Heart for service?
Jun 10, 2026
The elected official compensation increase should be limited to a simple inflation adjustment. Math in the June 11 report shows some stretch logic to satisfy direction from the Park City Council (kudos to city staff, it’s their job), but some components are loosely relevant and not the core issue
anyway.
This change fundamentally alters the nature of the role without having the real conversation regarding our local form of government.
Our city already employs professional staff and a city manager with deep expertise and relevant education, compensated accordingly: strong salaries, excellent benefits, and guaranteed contracts. Compensation packages often exceed $200,000 for managers, with executives approaching $300,000, plus severance parachutes into the millions.

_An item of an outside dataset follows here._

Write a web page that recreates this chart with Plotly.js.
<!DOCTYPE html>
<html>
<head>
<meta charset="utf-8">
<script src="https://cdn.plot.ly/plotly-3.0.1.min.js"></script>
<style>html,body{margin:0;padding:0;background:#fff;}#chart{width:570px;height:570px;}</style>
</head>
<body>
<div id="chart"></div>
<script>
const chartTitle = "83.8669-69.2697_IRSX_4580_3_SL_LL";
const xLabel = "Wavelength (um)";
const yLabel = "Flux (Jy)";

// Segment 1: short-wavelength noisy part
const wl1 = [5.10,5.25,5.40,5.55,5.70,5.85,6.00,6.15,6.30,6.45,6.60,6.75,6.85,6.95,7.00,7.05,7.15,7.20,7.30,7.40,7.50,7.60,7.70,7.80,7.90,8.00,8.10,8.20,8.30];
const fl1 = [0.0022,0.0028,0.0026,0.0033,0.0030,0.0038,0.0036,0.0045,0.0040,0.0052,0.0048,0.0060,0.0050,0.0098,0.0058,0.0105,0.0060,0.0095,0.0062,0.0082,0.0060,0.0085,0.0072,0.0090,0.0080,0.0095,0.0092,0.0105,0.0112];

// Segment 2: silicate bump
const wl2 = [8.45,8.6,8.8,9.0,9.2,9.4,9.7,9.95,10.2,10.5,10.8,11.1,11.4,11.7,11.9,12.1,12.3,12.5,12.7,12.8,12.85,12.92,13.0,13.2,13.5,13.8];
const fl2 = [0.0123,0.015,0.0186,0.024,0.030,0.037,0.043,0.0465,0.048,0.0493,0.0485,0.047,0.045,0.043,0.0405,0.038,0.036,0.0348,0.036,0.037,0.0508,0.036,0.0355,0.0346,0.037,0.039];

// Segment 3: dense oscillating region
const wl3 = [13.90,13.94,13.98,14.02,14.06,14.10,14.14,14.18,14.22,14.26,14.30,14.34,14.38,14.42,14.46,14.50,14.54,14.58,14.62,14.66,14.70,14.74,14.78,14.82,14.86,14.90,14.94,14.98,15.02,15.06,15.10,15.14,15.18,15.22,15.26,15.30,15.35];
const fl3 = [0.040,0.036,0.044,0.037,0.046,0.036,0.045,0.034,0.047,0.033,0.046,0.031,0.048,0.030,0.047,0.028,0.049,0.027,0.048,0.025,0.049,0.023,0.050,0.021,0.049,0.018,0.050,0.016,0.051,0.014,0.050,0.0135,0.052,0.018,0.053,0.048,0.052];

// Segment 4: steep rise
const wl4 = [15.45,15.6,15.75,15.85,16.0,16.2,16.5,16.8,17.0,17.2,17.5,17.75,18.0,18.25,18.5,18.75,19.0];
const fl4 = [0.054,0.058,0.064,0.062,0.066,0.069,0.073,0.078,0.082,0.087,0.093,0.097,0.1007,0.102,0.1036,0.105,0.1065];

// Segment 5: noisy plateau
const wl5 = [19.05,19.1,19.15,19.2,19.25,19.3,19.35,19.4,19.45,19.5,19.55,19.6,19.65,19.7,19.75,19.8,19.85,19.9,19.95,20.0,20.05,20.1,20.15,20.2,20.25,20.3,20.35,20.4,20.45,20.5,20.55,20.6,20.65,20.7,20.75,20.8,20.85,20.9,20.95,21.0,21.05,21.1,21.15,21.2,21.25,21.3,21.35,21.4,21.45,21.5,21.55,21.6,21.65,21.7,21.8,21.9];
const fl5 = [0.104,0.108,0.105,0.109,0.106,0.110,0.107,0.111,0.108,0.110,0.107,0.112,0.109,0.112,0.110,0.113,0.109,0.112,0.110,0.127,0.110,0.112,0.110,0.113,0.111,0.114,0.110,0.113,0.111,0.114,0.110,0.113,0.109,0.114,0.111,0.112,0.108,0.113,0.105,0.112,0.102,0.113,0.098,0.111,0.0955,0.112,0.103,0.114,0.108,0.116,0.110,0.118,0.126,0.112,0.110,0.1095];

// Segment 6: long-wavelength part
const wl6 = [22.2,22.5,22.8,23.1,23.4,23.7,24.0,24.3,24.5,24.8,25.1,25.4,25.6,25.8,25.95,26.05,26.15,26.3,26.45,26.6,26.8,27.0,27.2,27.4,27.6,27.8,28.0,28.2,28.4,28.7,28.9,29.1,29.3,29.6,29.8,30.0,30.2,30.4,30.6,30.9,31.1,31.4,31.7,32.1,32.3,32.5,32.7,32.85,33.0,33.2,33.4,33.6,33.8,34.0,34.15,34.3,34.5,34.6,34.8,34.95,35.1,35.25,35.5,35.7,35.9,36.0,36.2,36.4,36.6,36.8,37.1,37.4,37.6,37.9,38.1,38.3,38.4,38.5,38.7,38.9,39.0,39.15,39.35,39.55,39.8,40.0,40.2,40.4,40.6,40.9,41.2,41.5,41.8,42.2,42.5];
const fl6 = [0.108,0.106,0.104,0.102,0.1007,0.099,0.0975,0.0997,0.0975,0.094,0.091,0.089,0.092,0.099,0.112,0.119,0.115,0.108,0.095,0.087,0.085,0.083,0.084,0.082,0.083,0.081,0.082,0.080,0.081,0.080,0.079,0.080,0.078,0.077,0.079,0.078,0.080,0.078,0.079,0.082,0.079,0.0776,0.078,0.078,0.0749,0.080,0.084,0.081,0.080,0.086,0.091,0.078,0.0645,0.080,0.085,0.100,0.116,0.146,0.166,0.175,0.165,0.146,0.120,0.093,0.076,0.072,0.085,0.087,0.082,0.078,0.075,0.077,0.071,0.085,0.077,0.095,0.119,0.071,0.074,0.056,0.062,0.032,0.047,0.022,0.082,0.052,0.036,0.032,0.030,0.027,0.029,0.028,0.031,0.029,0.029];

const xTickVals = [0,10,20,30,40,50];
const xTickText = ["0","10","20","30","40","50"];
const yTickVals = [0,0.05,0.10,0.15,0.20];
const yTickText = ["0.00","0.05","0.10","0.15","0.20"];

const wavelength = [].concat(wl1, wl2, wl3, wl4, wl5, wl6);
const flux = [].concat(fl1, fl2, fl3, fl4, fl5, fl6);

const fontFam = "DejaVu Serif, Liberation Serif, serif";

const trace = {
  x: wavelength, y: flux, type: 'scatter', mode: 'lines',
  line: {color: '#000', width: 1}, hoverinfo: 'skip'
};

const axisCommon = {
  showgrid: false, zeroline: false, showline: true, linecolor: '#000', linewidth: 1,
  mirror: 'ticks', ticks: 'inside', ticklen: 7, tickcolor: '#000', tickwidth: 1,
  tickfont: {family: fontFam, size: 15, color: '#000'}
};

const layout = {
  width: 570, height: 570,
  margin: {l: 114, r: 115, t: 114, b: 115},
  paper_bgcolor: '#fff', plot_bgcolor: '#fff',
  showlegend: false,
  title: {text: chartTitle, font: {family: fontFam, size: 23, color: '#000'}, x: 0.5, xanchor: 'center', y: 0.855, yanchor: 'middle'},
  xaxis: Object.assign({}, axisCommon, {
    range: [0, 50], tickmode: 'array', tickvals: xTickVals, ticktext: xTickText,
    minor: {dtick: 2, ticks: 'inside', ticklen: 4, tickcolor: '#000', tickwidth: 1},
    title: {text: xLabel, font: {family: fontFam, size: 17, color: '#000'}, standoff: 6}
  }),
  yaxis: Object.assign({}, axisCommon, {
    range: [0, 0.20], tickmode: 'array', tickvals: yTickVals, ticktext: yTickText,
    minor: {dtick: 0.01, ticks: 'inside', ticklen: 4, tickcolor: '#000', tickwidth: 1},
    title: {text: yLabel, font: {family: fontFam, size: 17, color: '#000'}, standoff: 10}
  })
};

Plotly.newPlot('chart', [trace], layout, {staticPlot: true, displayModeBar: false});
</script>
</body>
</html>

Park City’s elected officials are meant to represent the voice of the people and guide policy, not be experts in all aspects of government administration to the point it’s a full-time job. That’s why the main qualification to influence hundreds of millions of dollars and our community direction is less about an accomplished resume and more about a perception of who cares most or who our friends’ friends are.
If we’re turning elected officials into full-time professionals and sidelining the staff’s expertise, then we should offset it by reducing staff pay. Fair’s fair, although it’s a really bad idea.

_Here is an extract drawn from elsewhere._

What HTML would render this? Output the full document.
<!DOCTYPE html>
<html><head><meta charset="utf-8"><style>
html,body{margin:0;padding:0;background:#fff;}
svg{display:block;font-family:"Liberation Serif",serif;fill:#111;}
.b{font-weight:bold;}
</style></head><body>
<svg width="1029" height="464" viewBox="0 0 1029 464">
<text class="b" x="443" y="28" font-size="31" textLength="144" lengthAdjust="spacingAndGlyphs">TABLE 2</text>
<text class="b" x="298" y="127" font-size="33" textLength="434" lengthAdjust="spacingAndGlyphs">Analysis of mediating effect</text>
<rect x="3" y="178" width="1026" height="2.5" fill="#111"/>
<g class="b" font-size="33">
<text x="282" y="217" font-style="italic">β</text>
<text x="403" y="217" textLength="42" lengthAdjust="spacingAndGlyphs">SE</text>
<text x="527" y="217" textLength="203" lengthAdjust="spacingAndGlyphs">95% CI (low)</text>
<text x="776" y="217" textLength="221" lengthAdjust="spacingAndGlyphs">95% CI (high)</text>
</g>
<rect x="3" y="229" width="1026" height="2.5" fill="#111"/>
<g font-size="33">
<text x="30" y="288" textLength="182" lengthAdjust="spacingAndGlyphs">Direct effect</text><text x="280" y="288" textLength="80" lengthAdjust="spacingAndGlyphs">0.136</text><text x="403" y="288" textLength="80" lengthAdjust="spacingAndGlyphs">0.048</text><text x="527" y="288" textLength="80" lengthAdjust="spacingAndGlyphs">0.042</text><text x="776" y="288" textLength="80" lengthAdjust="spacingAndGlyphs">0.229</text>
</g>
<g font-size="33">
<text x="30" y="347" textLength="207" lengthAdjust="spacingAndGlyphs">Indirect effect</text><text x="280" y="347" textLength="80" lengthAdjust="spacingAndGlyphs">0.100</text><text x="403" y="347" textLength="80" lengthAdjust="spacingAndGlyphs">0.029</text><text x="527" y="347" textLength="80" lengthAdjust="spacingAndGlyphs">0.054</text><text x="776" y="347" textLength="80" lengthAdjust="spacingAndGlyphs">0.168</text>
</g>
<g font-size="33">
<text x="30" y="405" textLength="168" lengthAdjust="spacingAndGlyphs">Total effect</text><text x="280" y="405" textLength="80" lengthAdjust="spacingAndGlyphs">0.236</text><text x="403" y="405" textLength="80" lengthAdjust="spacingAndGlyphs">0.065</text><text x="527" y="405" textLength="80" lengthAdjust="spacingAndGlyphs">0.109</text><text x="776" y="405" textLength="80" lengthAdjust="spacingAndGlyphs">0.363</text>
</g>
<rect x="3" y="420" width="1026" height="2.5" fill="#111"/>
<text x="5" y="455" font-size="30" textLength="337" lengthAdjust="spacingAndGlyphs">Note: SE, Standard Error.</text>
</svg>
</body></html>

Making elected office a career invites trouble: like temptation of bowing to influence to protect personal income, eroding true community interests. If you can’t live here on the new full-time salary without a second job, then you can’t serve. Or is having two jobs OK in that scenario? A family of four AMI is almost $170,000. Seems this policy is one of unintended exclusion, impacting the “forgotten middle” and families. Plugging one hole opens up multiple new ones.

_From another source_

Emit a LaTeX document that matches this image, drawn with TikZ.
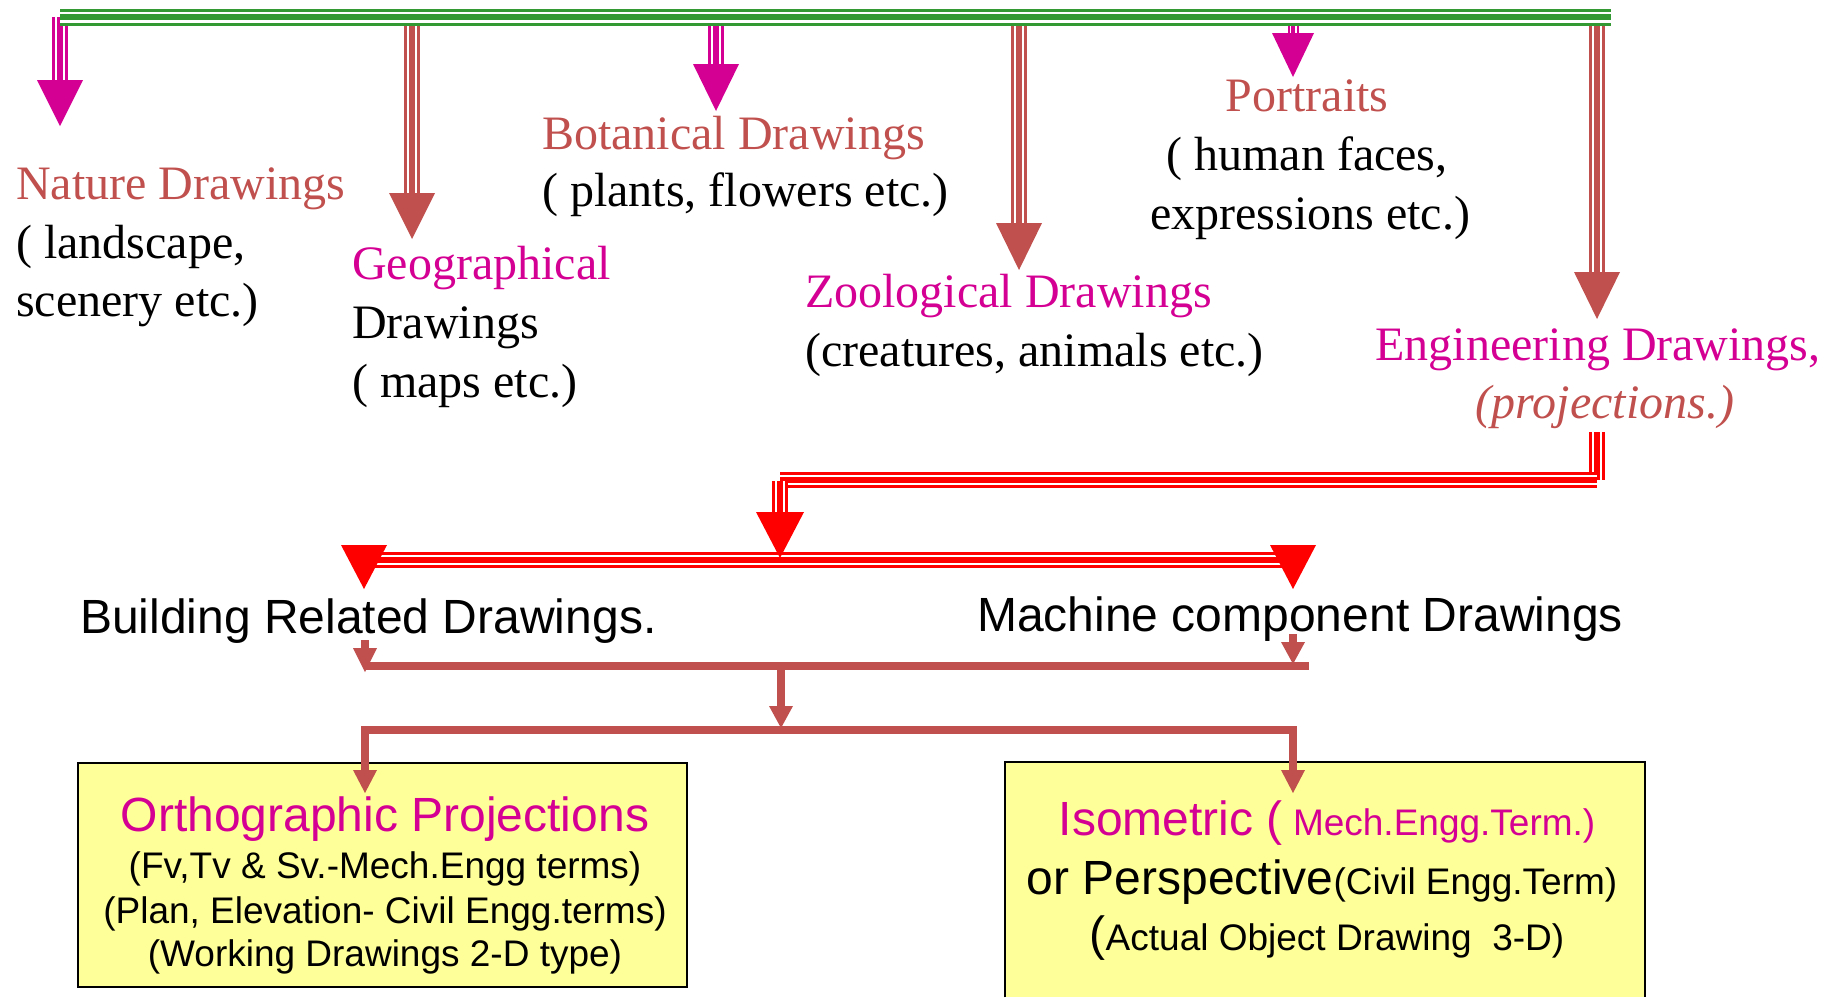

If the goal is truly greater inclusion, get creative: Stagger meeting times for different worker shifts, hold occasional weekend or weekday meetings on slower days for hospitality workers, and keep remote attendance fully open. Money doesn’t solve this.
And let’s be honest, a councilor adamantly selling this raise as inclusion tried to restrict remote attendance last year, despite many residents having to travel for work to afford living and raising families here. It’s OK to exclude them? Quite the plot twist.
If the massive raise is truly warranted, prove it’s not self-serving. Implement it in two stages, announcing it before the next election cycles (June 2027 and June 2029), effective the following Jan. 1 before the elected take office. That way we’ll see impacts on candidacy (good or bad) before it even takes effect instead of playing pick-a-number with taxpayer dollars.
Doing it now isn’t just a bad look. It’s bad governance.
Please keep the role what it was meant to be: genuine public service.